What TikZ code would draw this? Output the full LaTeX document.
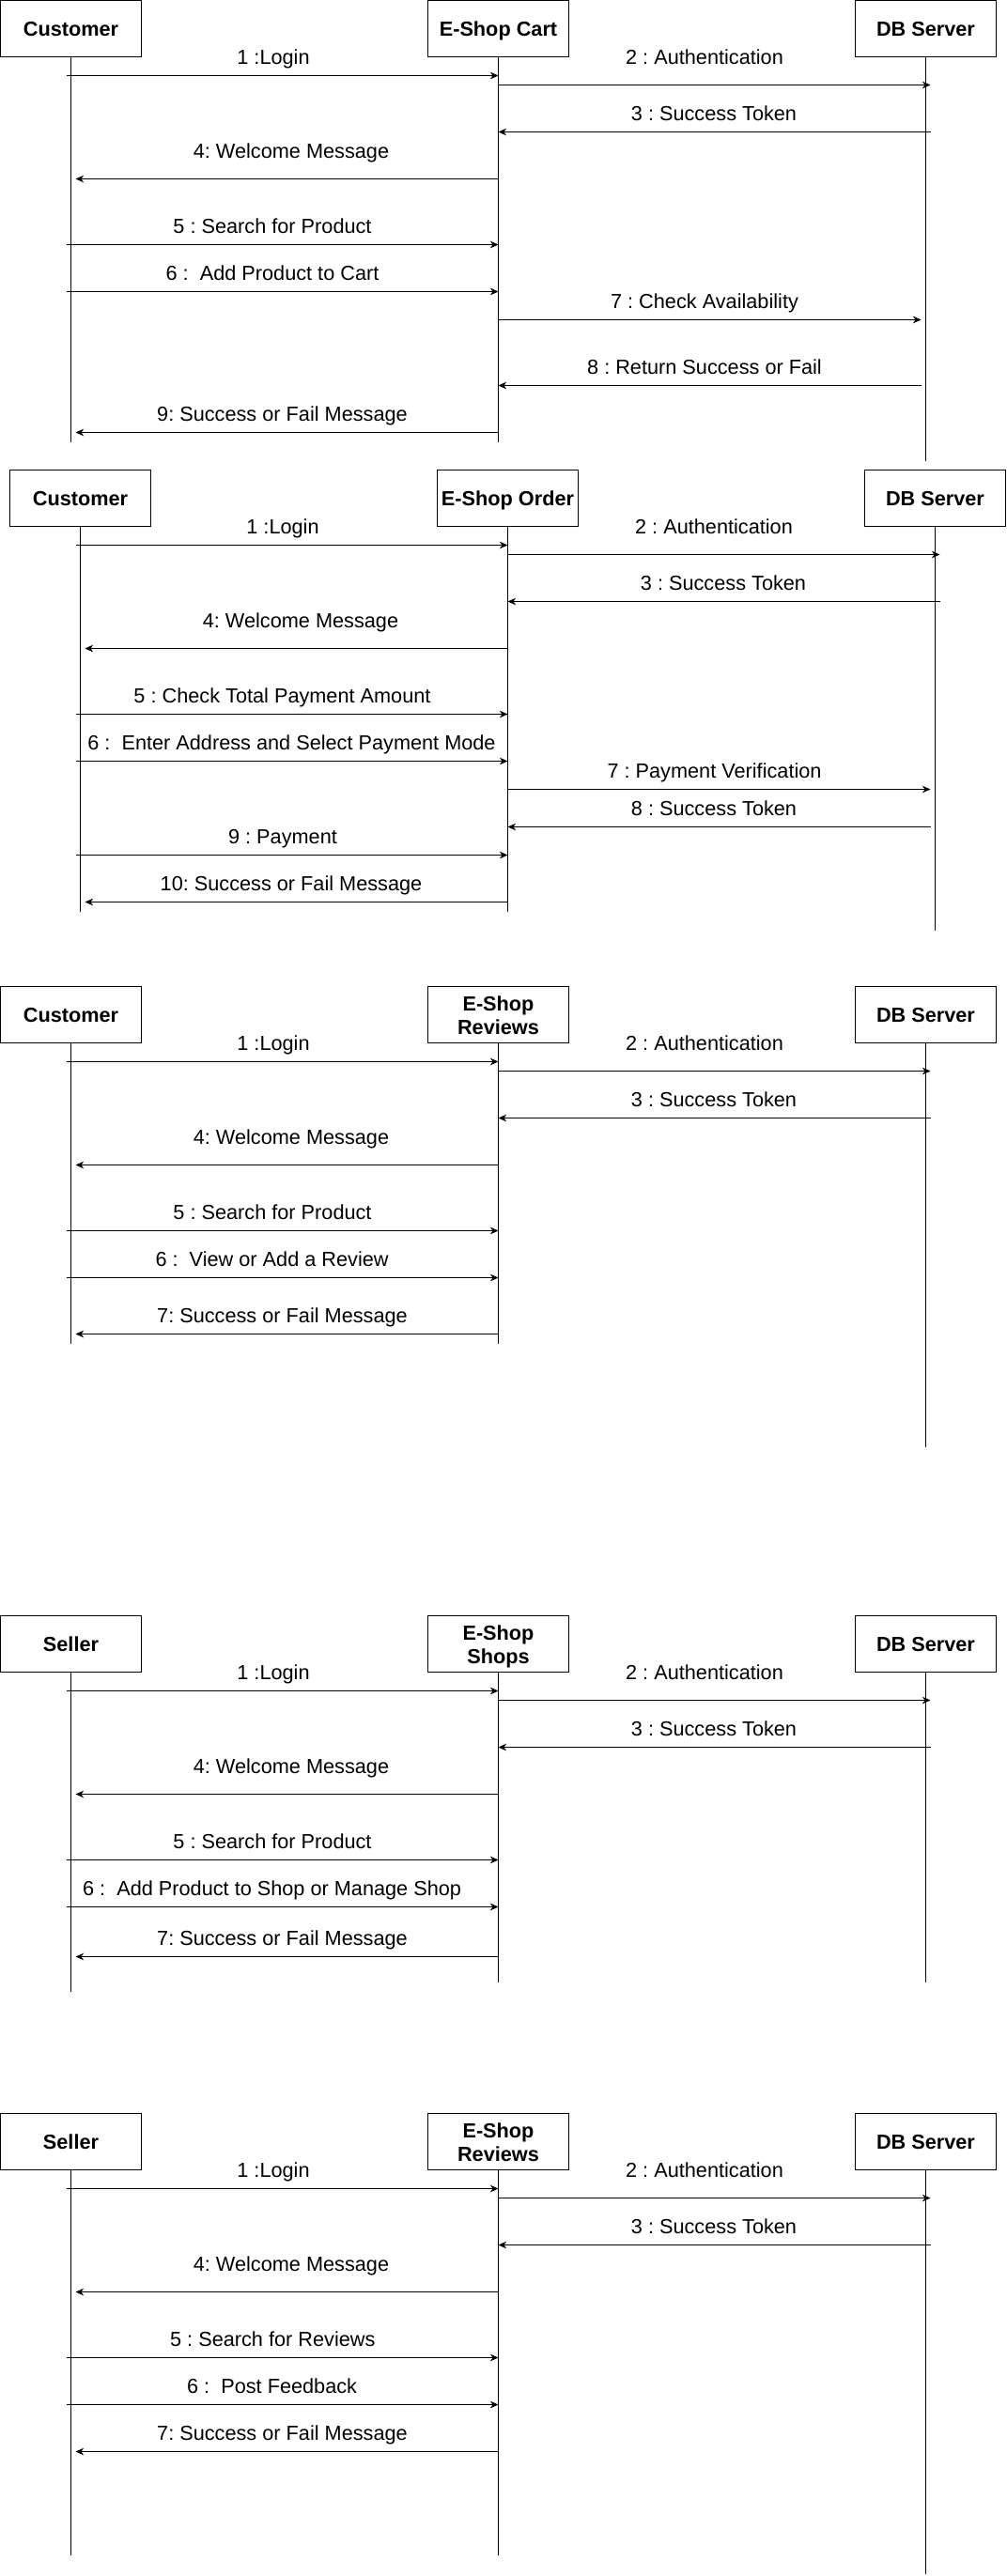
\documentclass[tikz,border=0pt]{standalone}
\usepackage{fontspec}
\setmainfont{Liberation Sans}
\usetikzlibrary{arrows.meta}
\frenchspacing
\tikzset{
  pbox/.style={draw=black, line width=1pt, minimum width=150pt, minimum height=60pt, inner sep=0pt, fill=white},
  ttl/.style={font=\frenchspacing\bfseries\fontsize{21.7}{25}\selectfont, anchor=base, inner sep=0pt},
  lbl/.style={font=\frenchspacing\fontsize{21.7}{25}\selectfont, anchor=base, inner sep=0pt},
  life/.style={draw=black, line width=1pt},
  msg/.style={draw=black, line width=1pt, -{Stealth[length=8.5pt,width=7.5pt,inset=2.5pt]}}
}
% participant: name, x, lifeline end y, title
\newcommand\seqpart[4]{%
  \node[pbox] (#1) at (#2,30.5) {};
  \node[ttl] (#1t) at (#2,38.3) {#4};
  \coordinate (#1end) at (#2,#3);
  \draw[life] (#1) -- (#1end);
}
% participant with two-line title
\newcommand\seqparttwo[5]{%
  \node[pbox] (#1) at (#2,30.5) {};
  \node[ttl] (#1t) at (#2,26) {#4};
  \node[ttl] (#1u) at (#2,51) {#5};
  \coordinate (#1end) at (#2,#3);
  \draw[life] (#1) -- (#1end);
}
% message: name, y, x from, x to, label x, label cap-centre y, text
\newcommand\seqmsg[7]{%
  \coordinate (#1s) at (#3,#2);
  \coordinate (#1e) at (#4,#2);
  \draw[msg] (#1s) -- (#1e);
  \node[lbl] (#1t) at (#5,#6+7.8) {#7};
}
\begin{document}
\begin{tikzpicture}[x=1pt,y=-1pt]
\useasboundingbox (0,0) rectangle (1071,2743);
\fill[white] (0,0) rectangle (1071,2743);

% ---------- Diagram 1: E-Shop Cart ----------
\begin{scope}
\seqpart{da}{75.5}{470.5}{Customer}
\seqpart{db}{530.5}{470.5}{E-Shop Cart}
\seqpart{dc}{985.5}{490.5}{DB Server}
\seqmsg{am1}{80.5}{70.5}{530.5}{291}{61}{1 :Login}
\seqmsg{am2}{90.5}{530.5}{990.5}{750}{61}{2 : Authentication}
\seqmsg{am3}{140.5}{990.5}{530.5}{760}{120.7}{3 : Success Token}
\seqmsg{am4}{190.5}{530.5}{80.5}{310}{161}{4: Welcome Message}
\seqmsg{am5}{260.5}{70.5}{530.5}{290}{240.7}{5 : Search for Product}
\seqmsg{am6}{310.5}{70.5}{530.5}{290}{290.3}{6 :\ \ Add Product to Cart}
\seqmsg{am7}{340.5}{530.5}{980.5}{750}{320.7}{7 : Check Availability}
\seqmsg{am8}{410.5}{980.5}{530.5}{750}{390.7}{8 : Return Success or Fail}
\seqmsg{am9}{460.5}{530.5}{80.5}{300.5}{440.7}{9: Success or Fail Message}
\end{scope}

% ---------- Diagram 2: E-Shop Order ----------
\begin{scope}[shift={(10,500)}]
\seqpart{ea}{75.5}{470.5}{Customer}
\seqpart{eb}{530.5}{470.5}{E-Shop Order}
\seqpart{ec}{985.5}{490.5}{DB Server}
\seqmsg{bm1}{80.5}{70.5}{530.5}{291}{61}{1 :Login}
\seqmsg{bm2}{90.5}{530.5}{990.5}{750}{61}{2 : Authentication}
\seqmsg{bm3}{140.5}{990.5}{530.5}{760}{120.5}{3 : Success Token}
\seqmsg{bm4}{190.5}{530.5}{80.5}{310}{161}{4: Welcome Message}
\seqmsg{bm5}{260.5}{70.5}{530.5}{290.5}{240.7}{5 : Check Total Payment Amount}
\seqmsg{bm6}{310.5}{70.5}{530.5}{300.5}{290.7}{6 :\ \ Enter Address and Select Payment Mode}
\seqmsg{bm7}{340.5}{530.5}{980.5}{750.5}{321}{7 : Payment Verification}
\seqmsg{bm8}{380.5}{980.5}{530.5}{750}{361}{8 : Success Token}
\seqmsg{bm9}{410.5}{70.5}{530.5}{291}{390.7}{9 : Payment}
\seqmsg{bm10}{460.5}{530.5}{80.5}{300}{441}{10: Success or Fail Message}
\end{scope}

% ---------- Diagram 3: E-Shop Reviews (Customer) ----------
\begin{scope}[shift={(0,1050)}]
\seqpart{fa}{75.5}{380.5}{Customer}
\seqparttwo{fb}{530.5}{380.5}{E-Shop}{Reviews}
\seqpart{fc}{985.5}{490.5}{DB Server}
\seqmsg{cm1}{80.5}{70.5}{530.5}{291}{61}{1 :Login}
\seqmsg{cm2}{90.5}{530.5}{990.5}{750}{61}{2 : Authentication}
\seqmsg{cm3}{140.5}{990.5}{530.5}{760}{120.7}{3 : Success Token}
\seqmsg{cm4}{190.5}{530.5}{80.5}{310}{161}{4: Welcome Message}
\seqmsg{cm5}{260.5}{70.5}{530.5}{290}{240.7}{5 : Search for Product}
\seqmsg{cm6}{310.5}{70.5}{530.5}{289.6}{290.3}{6 :\ \ View or Add a Review}
\seqmsg{cm7}{370.5}{530.5}{80.5}{300.5}{350.7}{7: Success or Fail Message}
\end{scope}

% ---------- Diagram 4: E-Shop Shops (Seller) ----------
\begin{scope}[shift={(0,1720)}]
\seqpart{ga}{75.5}{400.5}{Seller}
\seqparttwo{gb}{530.5}{390.5}{E-Shop}{Shops}
\seqpart{gc}{985.5}{390.5}{DB Server}
\seqmsg{dm1}{80.5}{70.5}{530.5}{291}{61}{1 :Login}
\seqmsg{dm2}{90.5}{530.5}{990.5}{750}{61}{2 : Authentication}
\seqmsg{dm3}{140.5}{990.5}{530.5}{760}{120.7}{3 : Success Token}
\seqmsg{dm4}{190.5}{530.5}{80.5}{310}{161}{4: Welcome Message}
\seqmsg{dm5}{260.5}{70.5}{530.5}{290}{240.7}{5 : Search for Product}
\seqmsg{dm6}{310.5}{70.5}{530.5}{289.6}{290.3}{6 :\ \ Add Product to Shop or Manage Shop}
\seqmsg{dm7}{363.5}{530.5}{80.5}{300.5}{343.7}{7: Success or Fail Message}
\end{scope}

% ---------- Diagram 5: E-Shop Reviews (Seller) ----------
\begin{scope}[shift={(0,2250)}]
\seqpart{ha}{75.5}{470.5}{Seller}
\seqparttwo{hb}{530.5}{470.5}{E-Shop}{Reviews}
\seqpart{hc}{985.5}{490.5}{DB Server}
\seqmsg{em1}{80.5}{70.5}{530.5}{291}{61}{1 :Login}
\seqmsg{em2}{90.5}{530.5}{990.5}{750}{61}{2 : Authentication}
\seqmsg{em3}{140.5}{990.5}{530.5}{760}{120.7}{3 : Success Token}
\seqmsg{em4}{190.5}{530.5}{80.5}{310}{161}{4: Welcome Message}
\seqmsg{em5}{260.5}{70.5}{530.5}{290.3}{240.7}{5 : Search for Reviews}
\seqmsg{em6}{310.5}{70.5}{530.5}{289.6}{290.3}{6 :\ \ Post Feedback}
\seqmsg{em7}{360.5}{530.5}{80.5}{300.5}{340.3}{7: Success or Fail Message}
\end{scope}
\end{tikzpicture}
\end{document}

### What needs to be done
Find all the lines containing "draw" in the material, then copy them.

### Task solution
What TikZ code would draw this? Output the full LaTeX document.
  pbox/.style={draw=black, line width=1pt, minimum width=150pt, minimum height=60pt, inner sep=0pt, fill=white},
  life/.style={draw=black, line width=1pt},
  msg/.style={draw=black, line width=1pt, -{Stealth[length=8.5pt,width=7.5pt,inset=2.5pt]}}
  \draw[life] (#1) -- (#1end);
  \draw[life] (#1) -- (#1end);
  \draw[msg] (#1s) -- (#1e);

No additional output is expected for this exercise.